Because there are currently no standards for labeling something gluten-free, the very foods being marketed and sold as safe might contain the protein present in wheat, rye, barley and contaminated oats that is so harmful to people with gluten-related health issues. There are even foods labeled “gluten-free” that have fine print elsewhere on the package warning “manufactured in a plant that contains wheat.”
“It has caused such a great deal of anxiety about the safety of foods not to have these guidelines,” said Pamela Cureton, a registered dietitian who works for the University of Maryland’s Center for Celiac Research. “There isn’t anything missing from the gluten-free realm these days. There are so many alternatives — pastas, cereals, cookies, cakes and pies — but the message has been so confusing.”
With the first-ever government definition of the term “gluten-free” on the horizon, that could finally change.
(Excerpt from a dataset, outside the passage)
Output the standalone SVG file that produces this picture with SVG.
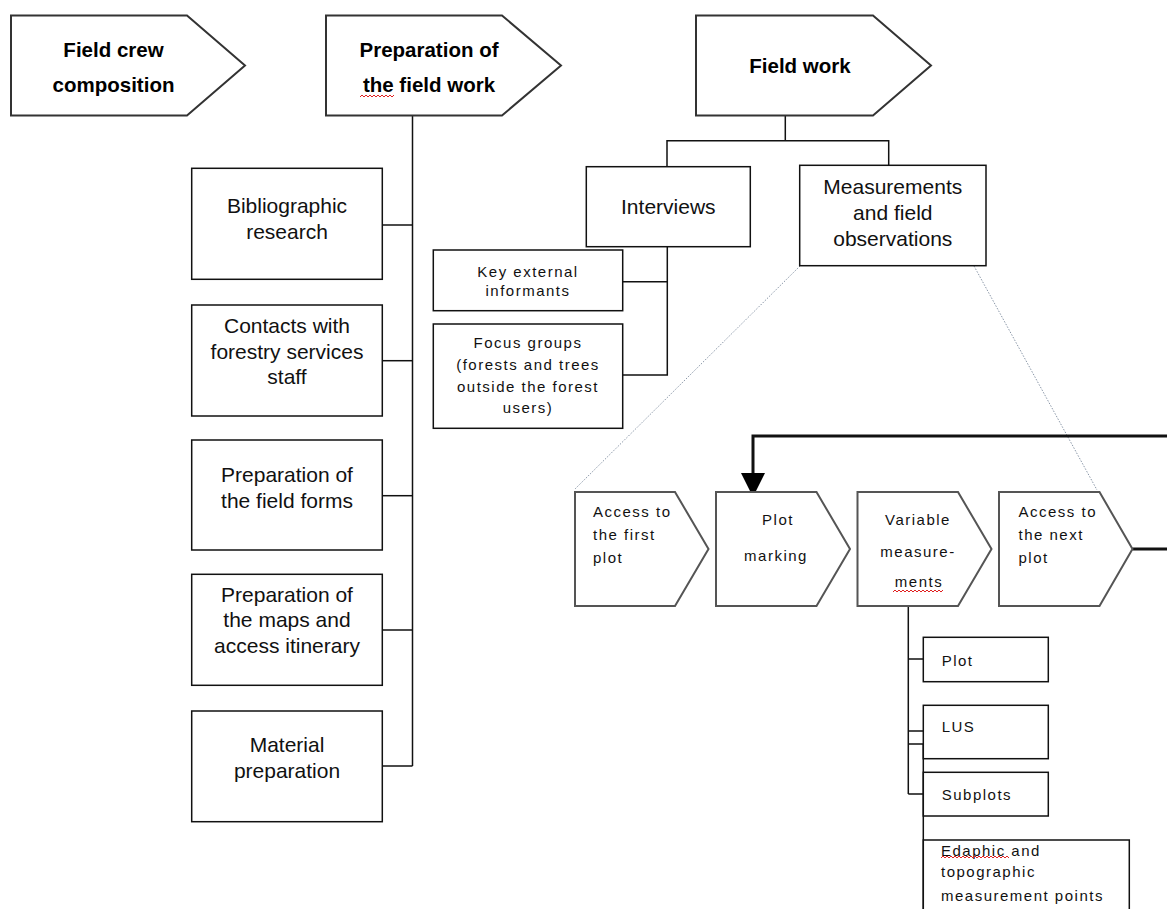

Earlier this month, the Food and Drug Administration announced it was re-opening a 60-day consumer comment period on regulations for gluten-free labeling. In 2007, the agency first proposed standards that would ensure only those products with 20 parts per million gluten or less could actually be labeled “gluten-free,” but that effort stalled. As Forbes reports, it took a 10,000-signature petition to help get the ball rolling again.
In a recent statement, the FDA’s deputy commissioner for foods, Michael Taylor, said the move to regulate gluten-free labels reflects the agency’s desire to “protect individuals with celiac disease from adverse health consequences, while ensuring that food manufacturers can meet the needs of consumers.”
While many experts applaud the proposed changes, others say they have been slow to come, leaving consumers vulnerable to serious health complications. “The FDA has been lagging in getting this done,” said Dr. Peter Green, director of the Celiac Disease Center at Columbia University. “We need adequate labeling guidelines — now.”
Current estimates suggest that one percent of the general American population has celiac disease, a digestive condition that damages the small intestine and can lead to decreased absorption of key nutrients. Put another way, the University of Chicago Celiac Disease Center says the number of people with celiac disease is roughly equal to the population of Nevada.
In addition to those with full-blown celiac, there has been a surge in people with gluten sensitivity, or intolerance as it’s sometimes called. Experts are not certain what is driving the uptick in gluten sensitivity, though Green said it could simply be that more people are becoming aware of the issue and seeking help. Gluten itself might be changing to become more “glutenous,” he said, while genetic predispositions and environmental factors could also play a role.
Green added that it is difficult to quantify the increase in gluten intolerance because there is no definitive test for sensitivity and the health issue is only beginning to be understood.
A University of Maryland study published earlier this year in the journal BMC Medicine suggested that gluten sensitivity is different from celiac disease both at the molecular level and in terms of the body’s immune system response. In a statement, the study’s main researcher described it as a spectrum, with people who have no problem tolerating gluten on one end and people with celiac disease on the other. Individuals with gluten sensitivity fall somewhere in the middle.
For people in that more nebulous category, the potential health benefits of the FDA’s proposed gluten-free labeling rules are less cut-and-dried than for those with celiac disease, who must follow a strict gluten-free diet for life.
“One person [with gluten sensitivity] could possibly take the croutons off their salad and be OK,” Cureton explained. “So for that person, changes in food labeling are probably not going to make a big difference. But for someone with more of a sensitivity, they really need to know if what they are eating is truly gluten-free.”
In spite of the many questions still surrounding this health issue, the gluten-free food market is thriving: It could be worth more than $4 billion by 2015, according to a 2010 report released by Datamonitor, a market research company. Some reports suggest that sales are being driven by people jumping on the latest health craze. But sales are also tied to the increasing number of people with actual sensitivities or celiac disease, and for those people, FDA labeling regulations should be a welcome change.
“The consumers and the industry have been anxiously awaiting these guidelines,” said Dee Sandquist, a registered dietitian and spokeswoman for the American Dietetic Association. “Consumers want to know that their food is safe, and manufacturers want to have clear criteria that helps them ensure it is.”